» **Objective**:
Reproduce the listing below word for word, with no pictures.

» **Dataset extract**:
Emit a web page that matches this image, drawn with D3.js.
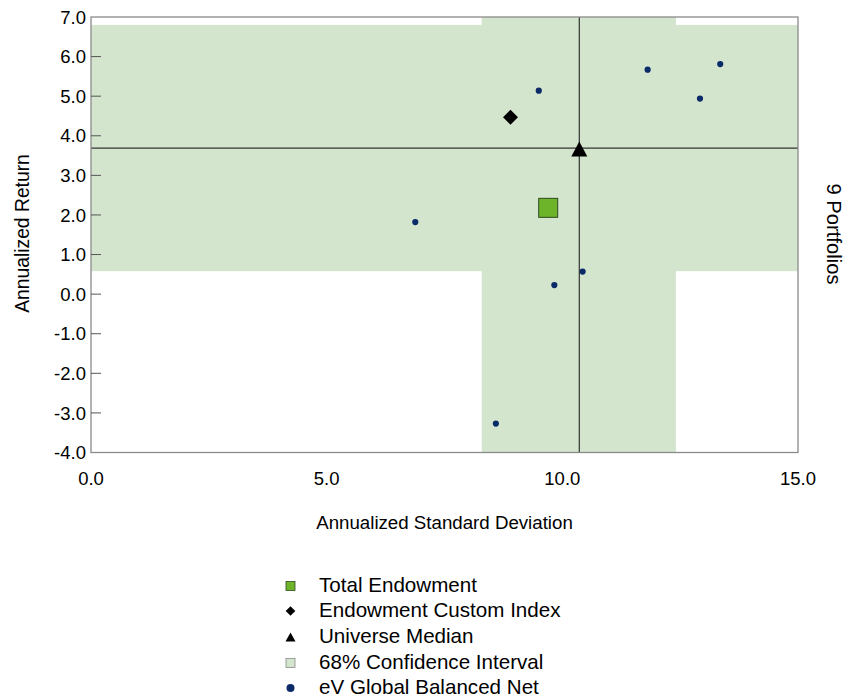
<!DOCTYPE html>
<html>
<head>
<meta charset="utf-8">
<script src="https://cdn.jsdelivr.net/npm/d3@7"></script>
<style>
  body { margin: 0; background: #fff; }
  text { font-family: "Liberation Sans", Arial, sans-serif; fill: #000; }
</style>
</head>
<body>
<svg id="chart" width="844" height="700"></svg>
<script>
// ---- data ----
const xTicks = [0, 5, 10, 15];
const yTicks = [7, 6, 5, 4, 3, 2, 1, 0, -1, -2, -3, -4];
const peerStdDev = [9.50, 11.81, 12.92, 13.35, 6.88, 10.43, 9.83, 8.59];
const peerReturn = [5.14, 5.67, 4.94, 5.81, 1.82, 0.57, 0.23, -3.27];
const totalEndowment = [9.70, 2.18];
const customIndex = [8.90, 4.47];
const universeMedian = [10.36, 3.69];
const confStdDev = [8.29, 12.41];
const confReturn = [0.58, 6.80];
const legendLabels = ["Total Endowment", "Endowment Custom Index", "Universe Median", "68% Confidence Interval", "eV Global Balanced Net"];
const portfolioCount = "9 Portfolios";

const svg = d3.select("#chart");
const L = 91, R = 798, T = 17, B = 452.5;
const x = d3.scaleLinear().domain([0, 15]).range([L, R]);
const y = d3.scaleLinear().domain([-4, 7]).range([B, T]);

const bandColor = "#d4e5cd";
const dotColor = "#0b2a68";
svg.append("clipPath").attr("id", "clip").append("rect")
  .attr("x", L).attr("y", T).attr("width", R - L).attr("height", B - T);
const g = svg.append("g").attr("clip-path", "url(#clip)");

// confidence bands
g.append("rect").attr("x", x(0)).attr("width", x(15) - x(0))
  .attr("y", y(confReturn[1])).attr("height", y(confReturn[0]) - y(confReturn[1]))
  .attr("fill", bandColor);
g.append("rect").attr("x", x(confStdDev[0])).attr("width", x(confStdDev[1]) - x(confStdDev[0]))
  .attr("y", y(7)).attr("height", y(-4) - y(7))
  .attr("fill", bandColor);

// median lines
g.append("line").attr("x1", x(universeMedian[0])).attr("x2", x(universeMedian[0]))
  .attr("y1", y(7)).attr("y2", y(-4)).attr("stroke", "#333").attr("stroke-width", 1.2);
g.append("line").attr("x1", x(0)).attr("x2", x(15))
  .attr("y1", y(universeMedian[1])).attr("y2", y(universeMedian[1])).attr("stroke", "#333").attr("stroke-width", 1.2);

// frame
svg.append("rect").attr("x", L).attr("y", T).attr("width", R - L).attr("height", B - T)
  .attr("fill", "none").attr("stroke", "#8a8a8a").attr("stroke-width", 1.3);

// y ticks
const yAxis = svg.append("g");
yAxis.selectAll("line").data(yTicks.filter(d => d !== 7 && d !== -4)).join("line")
  .attr("x1", L).attr("x2", L + 10).attr("y1", d => y(d)).attr("y2", d => y(d))
  .attr("stroke", "#555").attr("stroke-width", 1);
yAxis.selectAll("text").data(yTicks).join("text")
  .attr("x", L - 5).attr("y", d => y(d)).attr("dy", "0.36em")
  .attr("text-anchor", "end").attr("font-size", 18.5)
  .text(d => d.toFixed(1));

// x tick labels
svg.append("g").selectAll("text").data(xTicks).join("text")
  .attr("x", d => x(d)).attr("y", 478).attr("dy", "0.36em")
  .attr("text-anchor", "middle").attr("font-size", 18.5)
  .text(d => d.toFixed(1));

// axis titles
svg.append("text").attr("x", 444.5).attr("y", 522).attr("dy", "0.36em")
  .attr("text-anchor", "middle").attr("font-size", 18.7).text("Annualized Standard Deviation");
svg.append("text").attr("transform", "translate(22,233.5) rotate(-90)").attr("dy", "0.36em")
  .attr("text-anchor", "middle").attr("font-size", 19.3).text("Annualized Return");
svg.append("text").attr("transform", "translate(834,234) rotate(90)").attr("dy", "0.36em")
  .attr("text-anchor", "middle").attr("font-size", 20.2).text(portfolioCount);

// points
g.selectAll("circle.peer").data(peerStdDev.map((d, i) => [d, peerReturn[i]])).join("circle")
  .attr("class", "peer").attr("cx", d => x(d[0])).attr("cy", d => y(d[1])).attr("r", 3.1)
  .attr("fill", dotColor);

const diamond = h => `M0,${-h}L${h},0L0,${h}L${-h},0Z`;
const triangle = (w, h) => `M0,${-h / 2}L${w / 2},${h / 2}L${-w / 2},${h / 2}Z`;

g.append("path").attr("d", diamond(7.5))
  .attr("transform", `translate(${x(customIndex[0])},${y(customIndex[1])})`).attr("fill", "#000");
g.append("path").attr("d", triangle(16, 15))
  .attr("transform", `translate(${x(universeMedian[0])},${y(universeMedian[1]) + 1})`).attr("fill", "#000");
g.append("rect").attr("x", x(totalEndowment[0]) - 9.5).attr("y", y(totalEndowment[1]) - 9.5)
  .attr("width", 19).attr("height", 19).attr("fill", "#6db42b").attr("stroke", "#2e4a1f").attr("stroke-width", 1);

// legend
const legY = [586, 611, 637, 663, 688];
const lg = svg.append("g");
const mx = 290.5;
lg.append("rect").attr("x", mx - 4.5).attr("y", legY[0] - 4.5).attr("width", 9).attr("height", 9)
  .attr("fill", "#6db42b").attr("stroke", "#2e4a1f").attr("stroke-width", 0.8);
lg.append("path").attr("d", diamond(4.8))
  .attr("transform", `translate(${mx},${legY[1]})`).attr("fill", "#000");
lg.append("path").attr("d", triangle(10, 9))
  .attr("transform", `translate(${mx},${legY[2]})`).attr("fill", "#000");
lg.append("rect").attr("x", mx - 4.5).attr("y", legY[3] - 4.5).attr("width", 9).attr("height", 9)
  .attr("fill", bandColor).attr("stroke", "#8a8a8a").attr("stroke-width", 0.8);
lg.append("circle").attr("cx", mx).attr("cy", legY[4]).attr("r", 4).attr("fill", dotColor);
lg.selectAll("text").data(legendLabels).join("text")
  .attr("x", 319).attr("y", (d, i) => legY[i] - 1).attr("dy", "0.36em")
  .attr("font-size", 20.6).text(d => d);
</script>
</body>
</html>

» **Exercise solution**:
Emit a web page that matches this image, drawn with D3.js.
<!DOCTYPE html>
<html>
<head>
<meta charset="utf-8">
<script src="https://cdn.jsdelivr.net/npm/d3@7"></script>
<style>
  body { margin: 0; background: #fff; }
  text { font-family: "Liberation Sans", Arial, sans-serif; fill: #000; }
</style>
</head>
<body>
<svg id="chart" width="844" height="700"></svg>
<script>
// ---- data ----
const xTicks = [0, 5, 10, 15];
const yTicks = [7, 6, 5, 4, 3, 2, 1, 0, -1, -2, -3, -4];
const peerStdDev = [9.50, 11.81, 12.92, 13.35, 6.88, 10.43, 9.83, 8.59];
const peerReturn = [5.14, 5.67, 4.94, 5.81, 1.82, 0.57, 0.23, -3.27];
const totalEndowment = [9.70, 2.18];
const customIndex = [8.90, 4.47];
const universeMedian = [10.36, 3.69];
const confStdDev = [8.29, 12.41];
const confReturn = [0.58, 6.80];
const legendLabels = ["Total Endowment", "Endowment Custom Index", "Universe Median", "68% Confidence Interval", "eV Global Balanced Net"];
const portfolioCount = "9 Portfolios";

const svg = d3.select("#chart");
const L = 91, R = 798, T = 17, B = 452.5;
const x = d3.scaleLinear().domain([0, 15]).range([L, R]);
const y = d3.scaleLinear().domain([-4, 7]).range([B, T]);

const bandColor = "#d4e5cd";
const dotColor = "#0b2a68";
svg.append("clipPath").attr("id", "clip").append("rect")
  .attr("x", L).attr("y", T).attr("width", R - L).attr("height", B - T);
const g = svg.append("g").attr("clip-path", "url(#clip)");

// confidence bands
g.append("rect").attr("x", x(0)).attr("width", x(15) - x(0))
  .attr("y", y(confReturn[1])).attr("height", y(confReturn[0]) - y(confReturn[1]))
  .attr("fill", bandColor);
g.append("rect").attr("x", x(confStdDev[0])).attr("width", x(confStdDev[1]) - x(confStdDev[0]))
  .attr("y", y(7)).attr("height", y(-4) - y(7))
  .attr("fill", bandColor);

// median lines
g.append("line").attr("x1", x(universeMedian[0])).attr("x2", x(universeMedian[0]))
  .attr("y1", y(7)).attr("y2", y(-4)).attr("stroke", "#333").attr("stroke-width", 1.2);
g.append("line").attr("x1", x(0)).attr("x2", x(15))
  .attr("y1", y(universeMedian[1])).attr("y2", y(universeMedian[1])).attr("stroke", "#333").attr("stroke-width", 1.2);

// frame
svg.append("rect").attr("x", L).attr("y", T).attr("width", R - L).attr("height", B - T)
  .attr("fill", "none").attr("stroke", "#8a8a8a").attr("stroke-width", 1.3);

// y ticks
const yAxis = svg.append("g");
yAxis.selectAll("line").data(yTicks.filter(d => d !== 7 && d !== -4)).join("line")
  .attr("x1", L).attr("x2", L + 10).attr("y1", d => y(d)).attr("y2", d => y(d))
  .attr("stroke", "#555").attr("stroke-width", 1);
yAxis.selectAll("text").data(yTicks).join("text")
  .attr("x", L - 5).attr("y", d => y(d)).attr("dy", "0.36em")
  .attr("text-anchor", "end").attr("font-size", 18.5)
  .text(d => d.toFixed(1));

// x tick labels
svg.append("g").selectAll("text").data(xTicks).join("text")
  .attr("x", d => x(d)).attr("y", 478).attr("dy", "0.36em")
  .attr("text-anchor", "middle").attr("font-size", 18.5)
  .text(d => d.toFixed(1));

// axis titles
svg.append("text").attr("x", 444.5).attr("y", 522).attr("dy", "0.36em")
  .attr("text-anchor", "middle").attr("font-size", 18.7).text("Annualized Standard Deviation");
svg.append("text").attr("transform", "translate(22,233.5) rotate(-90)").attr("dy", "0.36em")
  .attr("text-anchor", "middle").attr("font-size", 19.3).text("Annualized Return");
svg.append("text").attr("transform", "translate(834,234) rotate(90)").attr("dy", "0.36em")
  .attr("text-anchor", "middle").attr("font-size", 20.2).text(portfolioCount);

// points
g.selectAll("circle.peer").data(peerStdDev.map((d, i) => [d, peerReturn[i]])).join("circle")
  .attr("class", "peer").attr("cx", d => x(d[0])).attr("cy", d => y(d[1])).attr("r", 3.1)
  .attr("fill", dotColor);

const diamond = h => `M0,${-h}L${h},0L0,${h}L${-h},0Z`;
const triangle = (w, h) => `M0,${-h / 2}L${w / 2},${h / 2}L${-w / 2},${h / 2}Z`;

g.append("path").attr("d", diamond(7.5))
  .attr("transform", `translate(${x(customIndex[0])},${y(customIndex[1])})`).attr("fill", "#000");
g.append("path").attr("d", triangle(16, 15))
  .attr("transform", `translate(${x(universeMedian[0])},${y(universeMedian[1]) + 1})`).attr("fill", "#000");
g.append("rect").attr("x", x(totalEndowment[0]) - 9.5).attr("y", y(totalEndowment[1]) - 9.5)
  .attr("width", 19).attr("height", 19).attr("fill", "#6db42b").attr("stroke", "#2e4a1f").attr("stroke-width", 1);

// legend
const legY = [586, 611, 637, 663, 688];
const lg = svg.append("g");
const mx = 290.5;
lg.append("rect").attr("x", mx - 4.5).attr("y", legY[0] - 4.5).attr("width", 9).attr("height", 9)
  .attr("fill", "#6db42b").attr("stroke", "#2e4a1f").attr("stroke-width", 0.8);
lg.append("path").attr("d", diamond(4.8))
  .attr("transform", `translate(${mx},${legY[1]})`).attr("fill", "#000");
lg.append("path").attr("d", triangle(10, 9))
  .attr("transform", `translate(${mx},${legY[2]})`).attr("fill", "#000");
lg.append("rect").attr("x", mx - 4.5).attr("y", legY[3] - 4.5).attr("width", 9).attr("height", 9)
  .attr("fill", bandColor).attr("stroke", "#8a8a8a").attr("stroke-width", 0.8);
lg.append("circle").attr("cx", mx).attr("cy", legY[4]).attr("r", 4).attr("fill", dotColor);
lg.selectAll("text").data(legendLabels).join("text")
  .attr("x", 319).attr("y", (d, i) => legY[i] - 1).attr("dy", "0.36em")
  .attr("font-size", 20.6).text(d => d);
</script>
</body>
</html>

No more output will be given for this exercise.